His work is mainly architectural ironmongery; staircase balustrades, fire baskets and restoration of traditional work on historic buildings. Keeling recently completed the murder hole grille at Blarney Castle and his lighting can be seen in the chapel in Swords Castle where three of his chandeliers hang from the ceiling. A two-tier design with a brass pyre vessel that hangs above the alter would set you back about €20,000. He also designs entrance gates which start from €35,000. A brazier will cost from €2,200.

Increased demand for restoration work

While John Hogan of Killala-based Iron Excellence excelled at woodwork in school it was only after school that he “took a chance” on a course in nearby Belmullet in his native Co Mayo. From there he went to Bushy Park Ironworks, creating gates for Birr Castle and railings for Trinity College.

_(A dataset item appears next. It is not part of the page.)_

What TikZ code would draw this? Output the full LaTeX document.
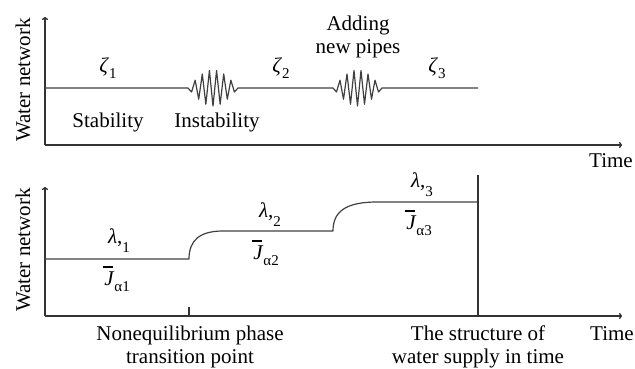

“A lot of people want to get away from the term blacksmith as it is associated with a man working in a small shed with a horse,” he says. “But modern forgework is more sculptural than that.” His work includes minimalist railings for private houses and parks like the Admiral Brown Park in Foxford, Co Mayo and the seafront in Enniscrone, Co Sligo as well as staircases of all sorts. Prices for the latter start from about €5,000 for a simple, straight, one-storey banister and handrail, up to €25,000 for a curved and highly decorative structure.

While designers are making new work, the rise in popularity is mainly due to restoration work, explains Bagnall. “The number of people who want it done properly is increasing and this also leads to new design work coming through.” Do you need brawn to be successful? “I wouldn’t put it down to strength. You need to think some too. Certain parts of you do get knocked into shape – you may end up with big shoulders and small legs, but if it’s fitness you’re after you need to get out and run too he says.